There are two csv files we need to merge based on 'movieId' column:
import ibmos2spark
credentials = {
'endpoint': 'https://s3.eu-geo.objectstorage.service.networklayer.com',
'service_id': 'iam-ServiceId-9ebf6bf4-20a4-47da-bd08-ba8e7807ae90',
'iam_service_endpoint': 'https://iam.eu-gb.bluemix.net/oidc/token',
'api_key': 'PC5PWGuwGlO3Ch7Ygh3Fc4CU_zACtcXN1z7Yf3zNFjA7'
}
configuration_name = 'os_3f4c7db4c46d4481b29169bb36b6aa49_configs'
cos = ibmos2spark.CloudObjectStorage(sc, credentials, configuration_name, 'bluemix_cos')
from pyspark.sql import SparkSession
spark = SparkSession.builder.getOrCreate()
movies = spark.read\
.format('org.apache.spark.sql.execution.datasources.csv.CSVFileFormat')\
.option('header', 'true')\
.load(cos.url('movies.csv', 'recommendationengine-donotdelete-pr-1cnfjaobjuzd3x'))
movies.show(5)
ratings = spark.read\
.format('org.apache.spark.sql.execution.datasources.csv.CSVFileFormat')\
.option('header', 'true')\
.load(cos.url('ratings.csv', 'recommendationengine-donotdelete-pr-1cnfjaobjuzd3x'))
ratings.show(5)
ratings.join(movies, 'movieId').show(3)
We shall now check if there are missing values in the dataset and convert data type of the variables into integers for further analysis:
df = ratings.select('userId', 'movieId', 'rating')
df.dtypes
from pyspark.sql.functions import isnan
print(df.filter((df['userId'] == "") | df['userId'].isNull() | isnan(df['userId'])).count())
print(df.filter((df['movieId'] == "") | df['movieId'].isNull() | isnan(df['movieId'])).count())
print(df.filter((df['rating'] == "") | df['rating'].isNull() | isnan(df['rating'])).count())
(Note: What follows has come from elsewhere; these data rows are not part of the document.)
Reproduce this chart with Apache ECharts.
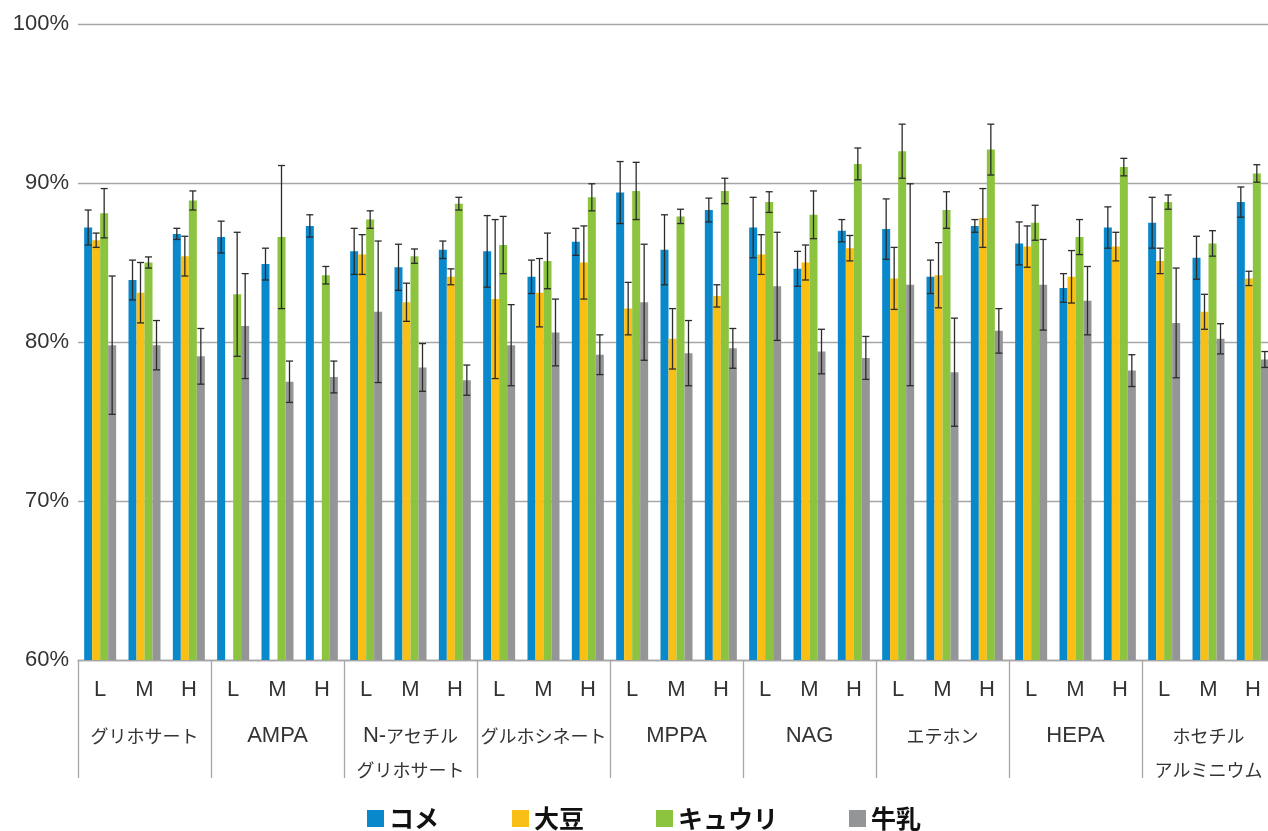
<!DOCTYPE html>
<html>
<head>
<meta charset="utf-8">
<script src="https://cdn.jsdelivr.net/npm/echarts@6/dist/echarts.min.js"></script>
<style>
html, body { margin: 0; padding: 0; background: #fff; }
#chart { width: 1268px; height: 831px; }
</style>
</head>
<body>
<div id="chart"></div>
<script>
// カテゴリ
var compounds = ['グリホサート', 'AMPA', 'N-アセチル\nグリホサート', 'グルホシネート', 'MPPA', 'NAG', 'エテホン', 'HEPA', 'ホセチル\nアルミニウム'];
var levels = ['L', 'M', 'H'];
var seriesNames = ['コメ', '大豆', 'キュウリ', '牛乳'];

// 回収率 (%) : 化合物ごとに L, M, H
var rice = [87.2, 83.9, 86.8, 86.6, 84.9, 87.3, 85.7, 84.7, 85.8, 85.7, 84.1, 86.3, 89.4, 85.8, 88.3, 87.2, 84.6, 87.0, 87.1, 84.1, 87.3, 86.2, 83.4, 87.2, 87.5, 85.3, 88.8];
var soy = [86.4, 83.1, 85.4, null, null, null, 85.5, 82.5, 84.1, 82.7, 83.1, 85.0, 82.1, 80.2, 82.9, 85.5, 85.0, 85.9, 84.0, 84.2, 87.8, 86.0, 84.1, 86.0, 85.1, 81.9, 84.0];
var cucumber = [88.1, 85.0, 88.9, 83.0, 86.6, 84.2, 87.7, 85.4, 88.7, 86.1, 85.1, 89.1, 89.5, 87.9, 89.5, 88.8, 88.0, 91.2, 92.0, 88.3, 92.1, 87.5, 86.6, 91.0, 88.8, 86.2, 90.6];
var milk = [79.8, 79.8, 79.1, 81.0, 77.5, 77.8, 81.9, 78.4, 77.6, 79.8, 80.6, 79.2, 82.5, 79.3, 79.6, 83.5, 79.4, 79.0, 83.6, 78.1, 80.7, 83.6, 82.6, 78.2, 81.2, 80.2, 78.9];

// 誤差 (±)
var riceErr = [1.1, 1.25, 0.35, 1.0, 1.0, 0.7, 1.45, 1.45, 0.55, 2.25, 1.05, 0.85, 1.95, 2.2, 0.75, 1.9, 1.1, 0.7, 1.9, 1.05, 0.4, 1.35, 0.9, 1.3, 1.6, 1.35, 0.95];
var soyErr = [0.45, 1.9, 1.25, null, null, null, 1.25, 1.2, 0.5, 5.0, 2.15, 2.3, 1.65, 1.9, 0.7, 1.25, 1.1, 0.8, 1.95, 2.05, 1.85, 1.3, 1.65, 0.9, 0.8, 1.1, 0.45];
var cucumberErr = [1.55, 0.35, 0.6, 3.9, 4.5, 0.55, 0.55, 0.45, 0.4, 1.8, 1.75, 0.85, 1.8, 0.45, 0.8, 0.65, 1.5, 1.0, 1.7, 1.15, 1.6, 1.1, 1.1, 0.55, 0.45, 0.8, 0.55];
var milkErr = [4.35, 1.55, 1.75, 3.3, 1.3, 1.0, 4.45, 1.5, 0.95, 2.55, 2.1, 1.25, 3.65, 2.05, 1.25, 3.4, 1.4, 1.35, 6.35, 3.4, 1.4, 2.85, 2.15, 1.0, 3.45, 0.95, 0.5];

var colors = ['#0a88cc', '#f9bf15', '#8cc43f', '#949597'];
var barW = 8;

var xData = [];
compounds.forEach(function () {
    levels.forEach(function (l) { xData.push(l); });
});

var myChart = echarts.init(document.getElementById('chart'));

function errorItem(offset) {
    return function (params, api) {
        var idx = api.value(0);
        var lo = api.coord([idx, api.value(1)]);
        var hi = api.coord([idx, api.value(2)]);
        var x = lo[0] + offset;
        var cap = 3.5;
        var st = { stroke: '#2b2b2b', lineWidth: 1.3 };
        return {
            type: 'group',
            children: [
                { type: 'line', shape: { x1: x, y1: lo[1], x2: x, y2: hi[1] }, style: st },
                { type: 'line', shape: { x1: x - cap, y1: lo[1], x2: x + cap, y2: lo[1] }, style: st },
                { type: 'line', shape: { x1: x - cap, y1: hi[1], x2: x + cap, y2: hi[1] }, style: st }
            ]
        };
    };
}

var values = [rice, soy, cucumber, milk];
var errors = [riceErr, soyErr, cucumberErr, milkErr];
var series = [];
values.forEach(function (vals, s) {
    series.push({
        name: seriesNames[s],
        type: 'bar',
        data: vals,
        barWidth: barW,
        barGap: '0%',
        itemStyle: { color: colors[s] },
        z: 2
    });
});
values.forEach(function (vals, s) {
    var d = [];
    vals.forEach(function (v, i) {
        if (v == null) return;
        d.push([i, v - errors[s][i], v + errors[s][i]]);
    });
    series.push({
        type: 'custom',
        renderItem: errorItem((s - 1.5) * barW),
        data: d,
        encode: { x: 0, y: [1, 2] },
        silent: true,
        z: 5
    });
});

// 凡例は項目ごとに配置
var legendLeft = [362, 507, 651, 844];
var legends = seriesNames.map(function (n, i) {
    return {
        data: [n],
        left: legendLeft[i],
        top: 801,
        itemWidth: 17,
        itemHeight: 17,
        itemGap: 6,
        icon: 'rect',
        textStyle: { fontSize: 25, fontWeight: 'bold', color: '#111', fontFamily: 'Noto Sans CJK JP' }
    };
});

var option = {
    animation: false,
    textStyle: { fontFamily: 'Liberation Sans, Noto Sans CJK JP, sans-serif' },
    grid: { left: 78, top: 24, bottom: 171, right: -7, outerBoundsMode: 'none' },
    legend: legends,
    xAxis: [{
        type: 'category',
        data: xData,
        axisLine: { lineStyle: { color: '#a6a6a6', width: 1.3 } },
        axisTick: { show: false },
        axisLabel: { fontSize: 22, color: '#333', margin: 19, interval: 0 }
    }, {
        type: 'category',
        data: compounds,
        position: 'bottom',
        axisLine: { show: false },
        axisTick: { show: true, length: 118, lineStyle: { color: '#a6a6a6', width: 1.3 } },
        axisLabel: {
            color: '#333', margin: 59, interval: 0,
            formatter: function (v) {
                return v.split('\n').map(function (line) {
                    return line.replace(/([A-Z\-]+)|([^A-Z\-]+)/g, function (m, en) {
                        return en ? '{en|' + m + '}' : '{jp|' + m + '}';
                    });
                }).join('\n');
            },
            rich: {
                en: { fontSize: 22, lineHeight: 34, fontFamily: 'Liberation Sans', color: '#333' },
                jp: { fontSize: 18, lineHeight: 34, fontFamily: 'Noto Sans CJK JP', color: '#333' }
            }
        }
    }],
    yAxis: {
        type: 'value',
        min: 60,
        max: 100,
        interval: 10,
        axisLine: { show: false },
        axisTick: { show: false },
        axisLabel: { fontSize: 22, color: '#333', margin: 9, formatter: '{value}%' },
        splitLine: { lineStyle: { color: '#a6a6a6', width: 1.3 } }
    },
    series: series
};
myChart.setOption(option);
</script>
</body>
</html>
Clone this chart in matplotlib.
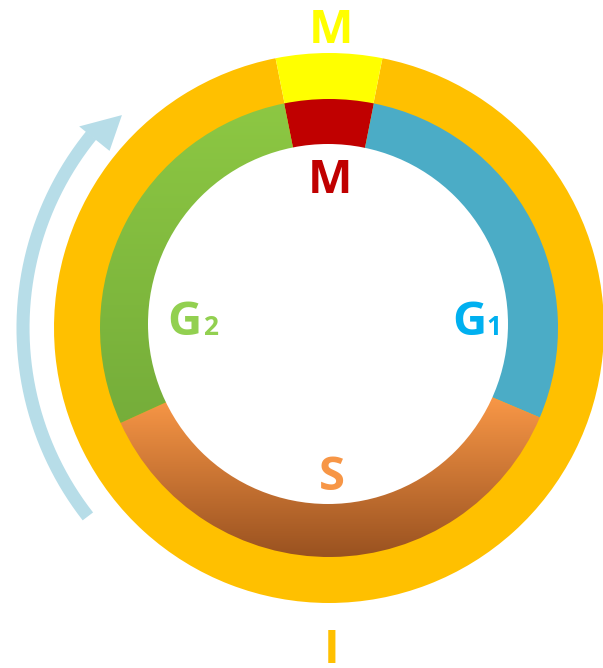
import numpy as np
import matplotlib.pyplot as plt
from matplotlib.patches import Wedge, Circle, Polygon
from matplotlib.colors import LinearSegmentedColormap

# cell cycle phases (inner ring), angles in degrees, counterclockwise from 3 o'clock
phases = ["M", "G1", "S", "G2"]
phase_theta1 = [78.7, -23.0, 204.5, 101.3]
phase_theta2 = [101.3, 78.7, 337.0, 204.5]
phase_colors = ["#C00000", "#4BACC6", None, None]

# outer ring: interphase (I) and mitosis (M)
outer_names = ["I", "M"]
outer_theta1 = [101.2, 78.8]
outer_theta2 = [438.8, 101.2]
outer_colors = ["#FFC000", "#FFFF00"]

W, H = 603, 668
cx, cy = 329, H - 328        # centre in pixel coords (y up)
r_outer, r_ring, r_hole = 275, 229, 180

fig = plt.figure(figsize=(W / 100, H / 100), dpi=100)
ax = fig.add_axes([0, 0, 1, 1])
ax.set_xlim(0, W)
ax.set_ylim(0, H)
ax.set_aspect("equal")
ax.axis("off")

# outer ring
for name, t1, t2, c in zip(outer_names, outer_theta1, outer_theta2, outer_colors):
    ax.add_patch(Wedge((cx, cy), r_outer, t1, t2, facecolor=c, edgecolor="none"))

# inner ring segments
grad = {
    "S": ("#F79646", "#9A5220", H - 400, H - 557),
    "G2": ("#8DC843", "#76AE3A", H - 97, H - 415),
}
for name, t1, t2, c in zip(phases, phase_theta1, phase_theta2, phase_colors):
    w = Wedge((cx, cy), r_ring, t1, t2, facecolor=c if c else "none", edgecolor="none")
    ax.add_patch(w)
    if name in grad:
        ctop, cbot, ytop, ybot = grad[name]
        cmap = LinearSegmentedColormap.from_list(name, [cbot, ctop])
        g = np.linspace(0, 1, 256).reshape(-1, 1)
        g = np.clip((np.linspace(cy - r_ring, cy + r_ring, 512) - ybot) / (ytop - ybot), 0, 1).reshape(-1, 1)
        im = ax.imshow(g, cmap=cmap, origin="lower", aspect="auto", vmin=0, vmax=1,
                       extent=[cx - r_ring, cx + r_ring, cy - r_ring, cy + r_ring], zorder=1)
        im.set_clip_path(w)

ax.add_patch(Circle((cx - 1, H - 324), r_hole, facecolor="white", edgecolor="none", zorder=2))

# arrow around the left side
r_arr = 306
th = np.radians(np.linspace(218, 141, 200))
ax.plot(cx + r_arr * np.cos(th), cy + r_arr * np.sin(th), color="#B7DDE8",
        lw=9.4, solid_capstyle="butt", zorder=3)
tip = np.radians(134.2)
base = np.radians(141.1)
head = [(cx + 297 * np.cos(tip), cy + 297 * np.sin(tip)),
        (cx + 321 * np.cos(base), cy + 321 * np.sin(base)),
        (cx + 282 * np.cos(base), cy + 282 * np.sin(base))]
ax.add_patch(Polygon(head, closed=True, facecolor="#B7DDE8", edgecolor="none", zorder=3))

font = dict(family="Open Sans", fontweight="bold", ha="center", va="baseline", zorder=4)
ax.text(331, H - 43, "M", color="#FFFF00", fontsize=34, **font)
ax.text(330, H - 193, "M", color="#C00000", fontsize=34, **font)
ax.text(184.5, H - 335, "G", color="#92D050", fontsize=34, **font)
ax.text(211, H - 335, "2", color="#92D050", fontsize=19, **font)
ax.text(469, H - 335, "G", color="#00B0F0", fontsize=34, **font)
ax.text(494, H - 335, "1", color="#00B0F0", fontsize=19, **font)
ax.text(331.5, H - 490, "S", color="#F79646", fontsize=34, **font)
ax.text(331.5, H - 663, "I", color="#FFC000", fontsize=34, **font)

fig.savefig("out.png", dpi=100)
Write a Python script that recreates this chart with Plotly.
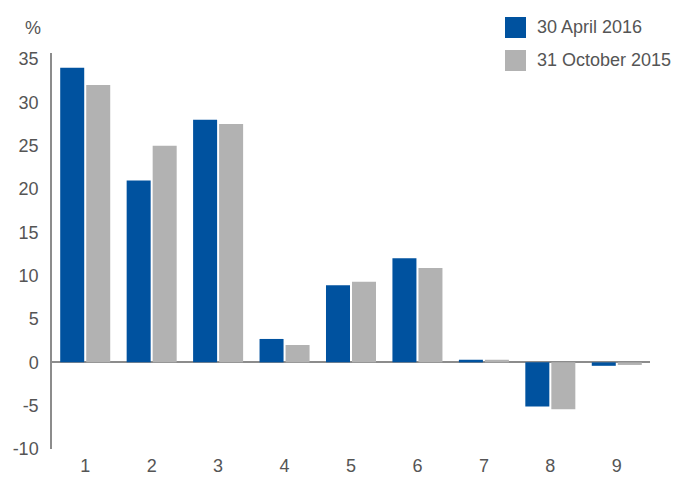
import plotly.graph_objects as go

categories = ["1", "2", "3", "4", "5", "6", "7", "8", "9"]
series_names = ["30 April 2016", "31 October 2015"]
apr_2016 = [34.0, 21.0, 28.0, 2.7, 8.9, 12.0, 0.3, -5.1, -0.4]
oct_2015 = [32.0, 25.0, 27.5, 2.0, 9.3, 10.9, 0.3, -5.4, -0.3]
y_ticks = [-10, -5, 0, 5, 10, 15, 20, 25, 30, 35]
y_tick_labels = ["-10", "-5", "0", "5", "10", "15", "20", "25", "30", "35"]

BLUE = "#00529F"
GRAY = "#B2B2B2"
TXT = "#555555"
FONT = "Liberation Sans, Arial, Helvetica, sans-serif"
FS = 18

fig = go.Figure()
fig.add_trace(go.Bar(x=categories, y=apr_2016, name=series_names[0],
                     marker=dict(color=BLUE, line=dict(width=0))))
fig.add_trace(go.Bar(x=categories, y=oct_2015, name=series_names[1],
                     marker=dict(color=GRAY, line=dict(width=0))))

W, H = 675, 479
L, R, T, B = 52, 25, 53, 30
pw, ph = W - L - R, H - T - B

def px(x):
    return (x - L) / pw

def py(y):
    return (H - B - y) / ph

shapes = []
annotations = []
for i, (name, col) in enumerate(zip(series_names, [BLUE, GRAY])):
    top = 17 + 33 * i
    shapes.append(dict(type="rect", xref="paper", yref="paper",
                       x0=px(505), x1=px(526), y0=py(top + 21), y1=py(top),
                       fillcolor=col, line=dict(width=0)))
    annotations.append(dict(xref="paper", yref="paper", x=px(535), y=py(top + 10.5),
                            text=name, showarrow=False, xanchor="left", yanchor="middle",
                            font=dict(family=FONT, size=FS, color=TXT)))
annotations.append(dict(xref="paper", yref="paper", x=px(33), y=py(28),
                        text="%", showarrow=False, xanchor="center", yanchor="middle",
                        font=dict(family=FONT, size=FS, color=TXT)))

fig.update_layout(
    width=W, height=H,
    margin=dict(l=L, r=R, t=T, b=B, pad=0),
    paper_bgcolor="white", plot_bgcolor="white",
    barmode="group", bargap=0.217, bargroupgap=0.077,
    showlegend=False,
    font=dict(family=FONT, size=FS, color=TXT),
    shapes=shapes, annotations=annotations,
    xaxis=dict(showgrid=False, showline=False, zeroline=False, ticks="",
               automargin=False,
               ticklabelstandoff=4, tickfont=dict(size=FS, color=TXT)),
    yaxis=dict(range=[-10, 35.7], tickvals=y_ticks, ticktext=y_tick_labels,
               showgrid=False, automargin=False,
               showline=True, linecolor="#8C8C8C", linewidth=1.5,
               zeroline=True, zerolinecolor="#8C8C8C", zerolinewidth=2,
               ticks="", ticklabelstandoff=8, tickfont=dict(size=FS, color=TXT)),
)

fig.write_html("out.html", config={"displayModeBar": False},
               post_script="document.body.style.margin='0';document.body.style.padding='0';")
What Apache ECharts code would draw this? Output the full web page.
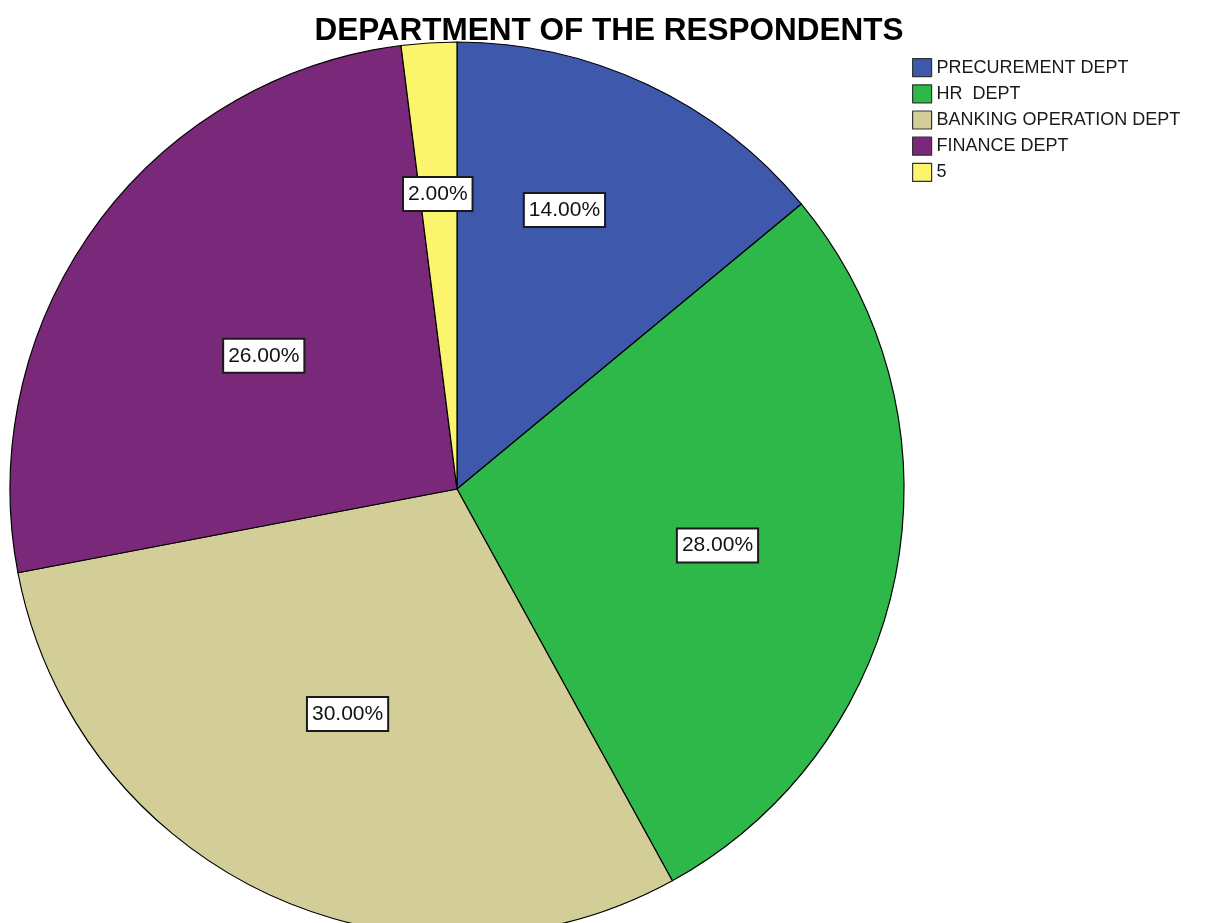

from pyspark.sql.types import IntegerType
df = df.withColumn('userId', df['userId'].cast(IntegerType()))
df = df.withColumn('movieId', df['movieId'].cast(IntegerType()))
df = df.withColumn('rating', df['rating'].cast(IntegerType()))
df.dtypes
Let's now create subsets of data for training and testing the model:
train_test_splits = df.randomSplit([0.8, 0.2])
train = train_test_splits[0].withColumnRenamed('rating', 'label')
test = train_test_splits[1].withColumnRenamed('rating', 'trueRating')
We'll apply Alternating Least Squares method to train and test the model:
from pyspark.ml.recommendation import ALS
als = ALS(maxIter=19, regParam=0.01, userCol='userId', itemCol='movieId', ratingCol='label')
model = als.fit(train)
prediction = model.transform(test)
Let's take a look at some of the predictions the model made, compare them to the true values and compute RMSE:
prediction.join(movies, 'movieId').select('userId', 'title', 'prediction', 'trueRating').show(n=10, truncate=False)
from pyspark.ml.evaluation import RegressionEvaluator
evaluator = RegressionEvaluator(labelCol='trueRating', predictionCol='prediction', metricName='rmse')
prediction = prediction.dropna(how='any', subset=["prediction"])
rmse = evaluator.evaluate(prediction)
print ('Root Mean Square Error:', rmse)
Finally we are in a position to generate recommendations for all the users or pick a user to see what the recemmendation system we've build is recommending specifically to them:
userRecs = model.recommendForAllUsers(10)
userRecs.show(5)
This user defined function I came across on the Internet makes it easy to make recommendations for a specific user:
def get_recs_for_users(recs):
recs = recs.select('recommendations.movieId','recommendations.rating')
movies = recs.select('movieId').toPandas().iloc[0,0]
ratings = recs.select('rating').toPandas().iloc[0,0]
ratings_matrix = pd.DataFrame(movies,columns = ['movieId'])
ratings_matrix['ratings'] = ratings
ratings_matrix_ps = sqlContext.createDataFrame(ratings_matrix)
return ratings_matrix_ps
from pyspark.sql.functions import col
import pandas as pd
user_1000_recs = userRecs.filter(col('userId') == 1000)
get_recs_for_users(user_1000_recs).show(10)
Well done! Now we have a recommendation system to offer the user more personalized experience.